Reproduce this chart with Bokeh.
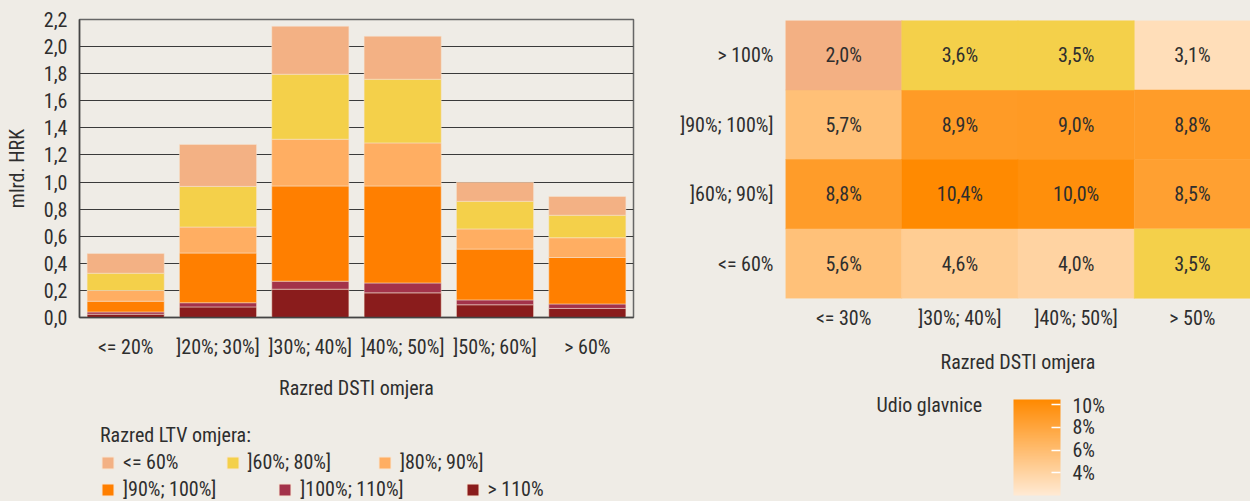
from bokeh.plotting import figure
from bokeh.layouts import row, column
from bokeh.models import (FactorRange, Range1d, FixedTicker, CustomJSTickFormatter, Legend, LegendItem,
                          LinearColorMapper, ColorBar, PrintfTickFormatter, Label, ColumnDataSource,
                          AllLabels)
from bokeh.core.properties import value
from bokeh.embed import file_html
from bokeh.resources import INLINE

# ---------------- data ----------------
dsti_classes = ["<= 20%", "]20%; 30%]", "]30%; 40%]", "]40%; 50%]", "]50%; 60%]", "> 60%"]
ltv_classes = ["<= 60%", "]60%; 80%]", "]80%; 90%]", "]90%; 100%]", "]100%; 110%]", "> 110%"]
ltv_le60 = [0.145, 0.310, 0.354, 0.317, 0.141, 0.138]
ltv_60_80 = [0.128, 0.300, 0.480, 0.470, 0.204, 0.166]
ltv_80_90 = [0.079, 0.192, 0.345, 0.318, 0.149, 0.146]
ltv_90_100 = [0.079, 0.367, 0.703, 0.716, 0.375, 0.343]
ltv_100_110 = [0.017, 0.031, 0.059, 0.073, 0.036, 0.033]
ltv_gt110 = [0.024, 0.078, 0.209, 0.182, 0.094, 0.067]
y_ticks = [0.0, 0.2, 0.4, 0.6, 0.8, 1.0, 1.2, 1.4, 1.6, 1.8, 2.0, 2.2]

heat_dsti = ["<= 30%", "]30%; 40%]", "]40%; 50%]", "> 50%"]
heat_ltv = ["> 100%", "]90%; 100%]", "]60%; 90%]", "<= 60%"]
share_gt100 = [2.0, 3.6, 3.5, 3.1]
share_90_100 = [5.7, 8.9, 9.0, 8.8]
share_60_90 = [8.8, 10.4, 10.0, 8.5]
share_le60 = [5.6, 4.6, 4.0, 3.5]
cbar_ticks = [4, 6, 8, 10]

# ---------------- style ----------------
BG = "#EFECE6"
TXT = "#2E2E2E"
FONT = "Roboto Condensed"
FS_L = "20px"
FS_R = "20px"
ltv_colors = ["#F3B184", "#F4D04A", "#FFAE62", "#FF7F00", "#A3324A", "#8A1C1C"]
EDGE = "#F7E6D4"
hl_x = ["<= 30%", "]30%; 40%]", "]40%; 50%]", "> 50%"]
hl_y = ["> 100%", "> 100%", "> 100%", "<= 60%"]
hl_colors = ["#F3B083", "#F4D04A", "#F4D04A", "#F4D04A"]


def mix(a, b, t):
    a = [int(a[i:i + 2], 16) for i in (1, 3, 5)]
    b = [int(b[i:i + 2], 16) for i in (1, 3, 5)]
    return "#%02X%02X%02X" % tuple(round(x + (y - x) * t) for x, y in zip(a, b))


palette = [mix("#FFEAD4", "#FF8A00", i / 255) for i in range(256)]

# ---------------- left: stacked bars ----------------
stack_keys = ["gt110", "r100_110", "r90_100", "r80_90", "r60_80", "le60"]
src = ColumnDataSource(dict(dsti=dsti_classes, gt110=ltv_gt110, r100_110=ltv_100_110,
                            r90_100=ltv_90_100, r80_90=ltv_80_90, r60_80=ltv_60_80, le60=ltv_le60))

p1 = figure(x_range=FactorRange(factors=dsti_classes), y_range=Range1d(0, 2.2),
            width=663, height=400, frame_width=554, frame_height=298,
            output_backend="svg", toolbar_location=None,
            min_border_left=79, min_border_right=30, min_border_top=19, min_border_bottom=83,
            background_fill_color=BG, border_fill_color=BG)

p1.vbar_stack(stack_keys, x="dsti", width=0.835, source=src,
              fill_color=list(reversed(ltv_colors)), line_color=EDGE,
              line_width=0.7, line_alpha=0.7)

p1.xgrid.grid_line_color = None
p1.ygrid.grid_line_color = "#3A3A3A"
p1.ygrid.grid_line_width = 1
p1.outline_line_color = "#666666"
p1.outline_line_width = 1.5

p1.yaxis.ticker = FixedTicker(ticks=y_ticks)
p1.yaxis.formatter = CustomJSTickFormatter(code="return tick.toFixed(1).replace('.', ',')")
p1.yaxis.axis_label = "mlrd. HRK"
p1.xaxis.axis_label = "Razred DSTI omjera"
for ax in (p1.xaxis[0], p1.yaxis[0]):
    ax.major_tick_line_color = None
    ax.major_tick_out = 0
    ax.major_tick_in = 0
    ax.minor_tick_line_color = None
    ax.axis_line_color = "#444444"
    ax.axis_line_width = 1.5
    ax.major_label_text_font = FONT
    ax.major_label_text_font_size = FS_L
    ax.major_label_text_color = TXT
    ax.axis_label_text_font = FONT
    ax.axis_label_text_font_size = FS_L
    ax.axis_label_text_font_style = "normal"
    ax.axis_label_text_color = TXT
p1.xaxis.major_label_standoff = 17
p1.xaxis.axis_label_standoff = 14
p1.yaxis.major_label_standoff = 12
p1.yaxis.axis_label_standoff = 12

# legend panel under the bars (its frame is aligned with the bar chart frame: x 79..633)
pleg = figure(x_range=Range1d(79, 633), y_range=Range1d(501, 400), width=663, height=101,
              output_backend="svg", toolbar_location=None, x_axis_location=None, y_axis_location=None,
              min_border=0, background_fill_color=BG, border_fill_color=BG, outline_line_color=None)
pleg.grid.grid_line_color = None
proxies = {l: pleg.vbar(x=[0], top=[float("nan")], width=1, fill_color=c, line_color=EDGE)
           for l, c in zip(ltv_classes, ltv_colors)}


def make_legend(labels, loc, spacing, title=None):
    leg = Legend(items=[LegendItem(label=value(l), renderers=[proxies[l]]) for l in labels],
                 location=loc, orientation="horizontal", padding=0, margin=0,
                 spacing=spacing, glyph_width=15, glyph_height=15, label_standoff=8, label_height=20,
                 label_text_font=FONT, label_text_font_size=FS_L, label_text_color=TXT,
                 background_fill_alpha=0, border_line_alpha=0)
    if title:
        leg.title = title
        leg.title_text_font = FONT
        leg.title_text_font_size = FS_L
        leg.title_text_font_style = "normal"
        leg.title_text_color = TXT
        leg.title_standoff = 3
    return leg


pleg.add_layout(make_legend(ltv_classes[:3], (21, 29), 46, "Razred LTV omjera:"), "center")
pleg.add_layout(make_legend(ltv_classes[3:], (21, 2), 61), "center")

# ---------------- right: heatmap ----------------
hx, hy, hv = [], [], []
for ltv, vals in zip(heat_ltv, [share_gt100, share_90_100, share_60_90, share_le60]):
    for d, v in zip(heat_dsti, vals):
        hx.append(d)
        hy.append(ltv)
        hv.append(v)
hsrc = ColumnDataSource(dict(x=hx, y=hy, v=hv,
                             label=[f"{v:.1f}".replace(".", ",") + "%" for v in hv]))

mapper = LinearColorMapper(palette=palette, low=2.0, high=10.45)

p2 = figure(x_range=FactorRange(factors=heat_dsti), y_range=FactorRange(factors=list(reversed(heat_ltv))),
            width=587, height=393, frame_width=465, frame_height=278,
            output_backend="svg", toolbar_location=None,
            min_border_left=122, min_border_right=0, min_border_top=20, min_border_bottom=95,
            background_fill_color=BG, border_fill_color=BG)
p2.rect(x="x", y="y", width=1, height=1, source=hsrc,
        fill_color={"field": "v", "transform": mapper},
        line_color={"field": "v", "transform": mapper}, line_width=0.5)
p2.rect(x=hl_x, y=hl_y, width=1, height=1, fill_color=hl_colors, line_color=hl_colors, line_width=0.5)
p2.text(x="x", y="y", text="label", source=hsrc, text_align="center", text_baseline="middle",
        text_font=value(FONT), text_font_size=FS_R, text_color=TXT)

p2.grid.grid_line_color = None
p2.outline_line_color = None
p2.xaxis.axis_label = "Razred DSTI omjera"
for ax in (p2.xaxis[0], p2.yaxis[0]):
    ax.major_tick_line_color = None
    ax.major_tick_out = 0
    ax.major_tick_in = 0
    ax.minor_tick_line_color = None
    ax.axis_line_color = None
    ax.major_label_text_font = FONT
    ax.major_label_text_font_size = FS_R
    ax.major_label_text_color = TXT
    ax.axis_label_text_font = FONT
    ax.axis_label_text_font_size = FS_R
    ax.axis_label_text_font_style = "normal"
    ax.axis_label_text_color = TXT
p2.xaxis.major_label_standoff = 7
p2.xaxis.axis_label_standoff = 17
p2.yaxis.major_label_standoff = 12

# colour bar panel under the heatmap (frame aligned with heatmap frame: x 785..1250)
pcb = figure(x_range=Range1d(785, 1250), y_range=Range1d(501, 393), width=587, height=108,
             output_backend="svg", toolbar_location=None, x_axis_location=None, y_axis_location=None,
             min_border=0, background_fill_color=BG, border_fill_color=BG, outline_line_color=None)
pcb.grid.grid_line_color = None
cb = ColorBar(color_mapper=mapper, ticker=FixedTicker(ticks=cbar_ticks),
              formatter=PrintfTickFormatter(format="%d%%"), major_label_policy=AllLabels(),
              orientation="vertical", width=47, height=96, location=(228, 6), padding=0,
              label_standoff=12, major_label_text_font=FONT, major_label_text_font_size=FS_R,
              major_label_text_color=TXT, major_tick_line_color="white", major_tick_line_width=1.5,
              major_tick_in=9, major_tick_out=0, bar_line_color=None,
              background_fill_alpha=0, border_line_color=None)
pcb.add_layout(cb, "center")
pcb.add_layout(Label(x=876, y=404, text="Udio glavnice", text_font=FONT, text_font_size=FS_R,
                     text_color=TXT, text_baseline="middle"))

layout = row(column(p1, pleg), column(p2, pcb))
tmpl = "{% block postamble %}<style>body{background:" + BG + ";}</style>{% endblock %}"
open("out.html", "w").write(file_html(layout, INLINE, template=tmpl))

■ What the task asks: Everything from the first line of the listing above through the line that contains "from bokeh.resources import INLINE" is to be restated word for word, minus the pictures.

■ Worked answer:
Reproduce this chart with Bokeh.
from bokeh.plotting import figure
from bokeh.layouts import row, column
from bokeh.models import (FactorRange, Range1d, FixedTicker, CustomJSTickFormatter, Legend, LegendItem,
                          LinearColorMapper, ColorBar, PrintfTickFormatter, Label, ColumnDataSource,
                          AllLabels)
from bokeh.core.properties import value
from bokeh.embed import file_html
from bokeh.resources import INLINE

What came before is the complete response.